= Extracted data entries =
— Start —

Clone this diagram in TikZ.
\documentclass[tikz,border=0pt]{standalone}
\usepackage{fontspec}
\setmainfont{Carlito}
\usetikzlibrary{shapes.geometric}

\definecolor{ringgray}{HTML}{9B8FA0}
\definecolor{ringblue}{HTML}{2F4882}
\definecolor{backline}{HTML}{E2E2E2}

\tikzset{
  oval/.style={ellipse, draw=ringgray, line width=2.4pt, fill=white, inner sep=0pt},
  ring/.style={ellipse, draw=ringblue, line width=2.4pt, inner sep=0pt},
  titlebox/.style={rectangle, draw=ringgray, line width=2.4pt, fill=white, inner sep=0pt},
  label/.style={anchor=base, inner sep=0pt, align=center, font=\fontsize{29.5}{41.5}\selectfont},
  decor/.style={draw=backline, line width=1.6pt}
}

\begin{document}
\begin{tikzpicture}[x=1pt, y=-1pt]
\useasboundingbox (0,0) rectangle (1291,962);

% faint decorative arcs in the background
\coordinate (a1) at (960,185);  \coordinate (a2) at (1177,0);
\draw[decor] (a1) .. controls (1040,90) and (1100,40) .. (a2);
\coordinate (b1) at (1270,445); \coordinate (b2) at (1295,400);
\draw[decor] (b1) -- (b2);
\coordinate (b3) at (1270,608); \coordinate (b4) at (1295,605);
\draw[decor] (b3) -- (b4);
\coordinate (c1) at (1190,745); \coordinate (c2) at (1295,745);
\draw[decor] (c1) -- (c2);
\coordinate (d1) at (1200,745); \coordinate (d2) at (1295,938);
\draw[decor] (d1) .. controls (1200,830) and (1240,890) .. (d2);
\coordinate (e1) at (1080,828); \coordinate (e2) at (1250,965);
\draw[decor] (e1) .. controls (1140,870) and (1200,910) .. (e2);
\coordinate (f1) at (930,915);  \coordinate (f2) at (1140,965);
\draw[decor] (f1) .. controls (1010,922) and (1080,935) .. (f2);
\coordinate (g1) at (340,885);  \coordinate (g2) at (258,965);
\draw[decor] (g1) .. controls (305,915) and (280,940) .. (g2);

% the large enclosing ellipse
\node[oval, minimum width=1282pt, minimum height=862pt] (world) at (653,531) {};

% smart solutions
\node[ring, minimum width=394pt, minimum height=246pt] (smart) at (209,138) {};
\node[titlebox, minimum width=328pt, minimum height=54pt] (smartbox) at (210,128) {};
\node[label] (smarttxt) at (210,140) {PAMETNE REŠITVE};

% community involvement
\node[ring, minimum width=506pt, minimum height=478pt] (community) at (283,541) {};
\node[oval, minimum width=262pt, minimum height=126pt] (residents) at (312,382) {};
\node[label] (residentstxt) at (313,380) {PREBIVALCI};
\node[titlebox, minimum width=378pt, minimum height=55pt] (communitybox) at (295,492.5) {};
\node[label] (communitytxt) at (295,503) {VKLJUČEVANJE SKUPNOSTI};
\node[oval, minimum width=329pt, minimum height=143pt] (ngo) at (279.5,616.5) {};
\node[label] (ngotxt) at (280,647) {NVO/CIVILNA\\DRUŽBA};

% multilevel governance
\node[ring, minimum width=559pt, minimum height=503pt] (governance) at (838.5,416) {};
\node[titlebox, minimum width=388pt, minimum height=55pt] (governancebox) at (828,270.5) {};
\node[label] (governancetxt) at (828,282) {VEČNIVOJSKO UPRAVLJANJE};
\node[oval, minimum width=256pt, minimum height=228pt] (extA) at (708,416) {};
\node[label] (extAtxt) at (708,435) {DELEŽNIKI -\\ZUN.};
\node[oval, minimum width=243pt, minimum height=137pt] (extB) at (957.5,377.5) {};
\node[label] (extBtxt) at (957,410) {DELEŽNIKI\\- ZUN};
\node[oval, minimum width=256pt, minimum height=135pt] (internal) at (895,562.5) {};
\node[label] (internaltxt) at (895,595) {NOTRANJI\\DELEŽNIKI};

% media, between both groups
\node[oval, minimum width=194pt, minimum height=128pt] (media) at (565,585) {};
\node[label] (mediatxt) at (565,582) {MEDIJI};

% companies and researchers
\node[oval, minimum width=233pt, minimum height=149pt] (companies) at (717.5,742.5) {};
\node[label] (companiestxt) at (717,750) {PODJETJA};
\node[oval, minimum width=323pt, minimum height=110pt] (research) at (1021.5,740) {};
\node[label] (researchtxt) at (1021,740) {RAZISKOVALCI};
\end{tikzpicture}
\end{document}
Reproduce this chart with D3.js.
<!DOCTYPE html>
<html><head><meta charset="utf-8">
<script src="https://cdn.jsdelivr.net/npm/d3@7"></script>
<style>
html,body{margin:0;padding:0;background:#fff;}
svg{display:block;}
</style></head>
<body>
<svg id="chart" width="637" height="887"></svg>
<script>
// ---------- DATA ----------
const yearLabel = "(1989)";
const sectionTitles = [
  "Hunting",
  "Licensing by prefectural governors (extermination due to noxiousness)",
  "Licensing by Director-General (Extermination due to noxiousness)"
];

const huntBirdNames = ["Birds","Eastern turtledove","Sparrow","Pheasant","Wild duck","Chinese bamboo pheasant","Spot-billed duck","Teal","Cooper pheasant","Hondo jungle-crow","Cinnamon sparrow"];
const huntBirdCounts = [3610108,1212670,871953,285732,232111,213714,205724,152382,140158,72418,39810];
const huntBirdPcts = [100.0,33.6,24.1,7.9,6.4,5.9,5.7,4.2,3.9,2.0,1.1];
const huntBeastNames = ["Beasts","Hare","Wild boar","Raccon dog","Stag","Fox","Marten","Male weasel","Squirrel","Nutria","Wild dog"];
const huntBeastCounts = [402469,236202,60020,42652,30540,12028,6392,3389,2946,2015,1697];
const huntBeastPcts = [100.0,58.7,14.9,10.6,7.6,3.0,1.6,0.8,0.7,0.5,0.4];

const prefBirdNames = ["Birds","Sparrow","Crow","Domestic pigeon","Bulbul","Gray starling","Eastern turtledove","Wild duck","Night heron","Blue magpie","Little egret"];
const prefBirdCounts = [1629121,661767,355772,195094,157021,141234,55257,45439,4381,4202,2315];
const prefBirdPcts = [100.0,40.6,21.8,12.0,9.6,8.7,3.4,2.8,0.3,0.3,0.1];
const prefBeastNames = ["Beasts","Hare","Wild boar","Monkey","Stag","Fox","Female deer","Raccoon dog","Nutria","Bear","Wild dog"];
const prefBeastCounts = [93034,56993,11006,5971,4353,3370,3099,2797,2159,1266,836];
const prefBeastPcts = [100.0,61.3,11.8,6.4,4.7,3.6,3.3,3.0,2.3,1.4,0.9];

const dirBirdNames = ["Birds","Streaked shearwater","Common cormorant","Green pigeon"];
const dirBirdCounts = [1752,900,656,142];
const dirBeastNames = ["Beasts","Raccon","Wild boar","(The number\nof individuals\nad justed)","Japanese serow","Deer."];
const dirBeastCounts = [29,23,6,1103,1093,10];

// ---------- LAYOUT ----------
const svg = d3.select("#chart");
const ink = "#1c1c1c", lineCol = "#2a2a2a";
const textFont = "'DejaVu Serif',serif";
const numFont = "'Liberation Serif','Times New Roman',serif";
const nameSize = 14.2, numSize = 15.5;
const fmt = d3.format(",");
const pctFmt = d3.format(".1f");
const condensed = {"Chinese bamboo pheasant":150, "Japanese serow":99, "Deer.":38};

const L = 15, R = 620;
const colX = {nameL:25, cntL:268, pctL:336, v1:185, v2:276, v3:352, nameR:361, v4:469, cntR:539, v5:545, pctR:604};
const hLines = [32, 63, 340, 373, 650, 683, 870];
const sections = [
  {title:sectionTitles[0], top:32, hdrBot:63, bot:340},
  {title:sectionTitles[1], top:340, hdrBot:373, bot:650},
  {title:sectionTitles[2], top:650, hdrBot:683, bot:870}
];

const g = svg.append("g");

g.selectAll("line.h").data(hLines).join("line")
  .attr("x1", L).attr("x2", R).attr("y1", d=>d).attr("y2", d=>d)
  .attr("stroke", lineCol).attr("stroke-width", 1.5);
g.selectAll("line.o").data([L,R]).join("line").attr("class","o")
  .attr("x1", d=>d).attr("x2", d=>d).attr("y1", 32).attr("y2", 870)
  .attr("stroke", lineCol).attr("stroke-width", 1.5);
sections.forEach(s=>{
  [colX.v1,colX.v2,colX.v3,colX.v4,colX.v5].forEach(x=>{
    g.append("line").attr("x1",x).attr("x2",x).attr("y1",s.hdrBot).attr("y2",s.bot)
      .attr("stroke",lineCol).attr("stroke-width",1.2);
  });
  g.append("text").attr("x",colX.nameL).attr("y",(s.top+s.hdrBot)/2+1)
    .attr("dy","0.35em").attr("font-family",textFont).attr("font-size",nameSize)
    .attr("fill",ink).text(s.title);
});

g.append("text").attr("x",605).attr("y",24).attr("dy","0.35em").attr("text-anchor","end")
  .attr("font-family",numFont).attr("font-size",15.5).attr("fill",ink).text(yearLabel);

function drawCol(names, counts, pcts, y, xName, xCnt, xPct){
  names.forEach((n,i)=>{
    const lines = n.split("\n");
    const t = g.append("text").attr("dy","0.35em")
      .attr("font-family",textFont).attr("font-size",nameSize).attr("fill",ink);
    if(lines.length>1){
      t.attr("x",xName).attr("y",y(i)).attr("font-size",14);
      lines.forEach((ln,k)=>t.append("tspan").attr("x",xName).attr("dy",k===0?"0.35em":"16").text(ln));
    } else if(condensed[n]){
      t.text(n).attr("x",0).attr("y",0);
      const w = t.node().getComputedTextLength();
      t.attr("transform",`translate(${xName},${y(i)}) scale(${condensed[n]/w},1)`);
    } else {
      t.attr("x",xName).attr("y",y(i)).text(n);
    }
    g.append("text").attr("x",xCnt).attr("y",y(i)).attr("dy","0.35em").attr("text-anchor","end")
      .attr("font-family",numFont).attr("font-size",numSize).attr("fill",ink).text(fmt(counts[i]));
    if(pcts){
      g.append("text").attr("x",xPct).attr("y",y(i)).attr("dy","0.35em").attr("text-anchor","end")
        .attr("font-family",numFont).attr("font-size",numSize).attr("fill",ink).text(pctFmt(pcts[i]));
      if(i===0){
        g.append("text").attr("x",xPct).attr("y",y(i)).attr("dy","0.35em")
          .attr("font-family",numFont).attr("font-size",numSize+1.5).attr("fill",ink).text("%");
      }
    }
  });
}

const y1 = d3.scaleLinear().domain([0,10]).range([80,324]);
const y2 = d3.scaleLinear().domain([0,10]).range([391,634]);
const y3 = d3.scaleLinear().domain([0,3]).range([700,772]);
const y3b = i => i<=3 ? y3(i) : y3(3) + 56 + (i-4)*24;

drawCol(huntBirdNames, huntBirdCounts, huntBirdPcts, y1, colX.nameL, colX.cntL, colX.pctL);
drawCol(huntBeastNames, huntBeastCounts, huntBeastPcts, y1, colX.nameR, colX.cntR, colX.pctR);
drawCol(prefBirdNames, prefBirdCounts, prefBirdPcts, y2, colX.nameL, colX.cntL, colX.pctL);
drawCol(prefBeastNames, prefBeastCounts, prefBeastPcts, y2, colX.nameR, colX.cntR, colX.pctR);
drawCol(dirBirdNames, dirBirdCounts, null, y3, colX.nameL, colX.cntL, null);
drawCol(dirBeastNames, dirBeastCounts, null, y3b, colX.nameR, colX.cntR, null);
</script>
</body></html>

— End —

= Given task =
Collect from the data above every line that includes "this".

= Full answer =
Clone this diagram in TikZ.
Reproduce this chart with D3.js.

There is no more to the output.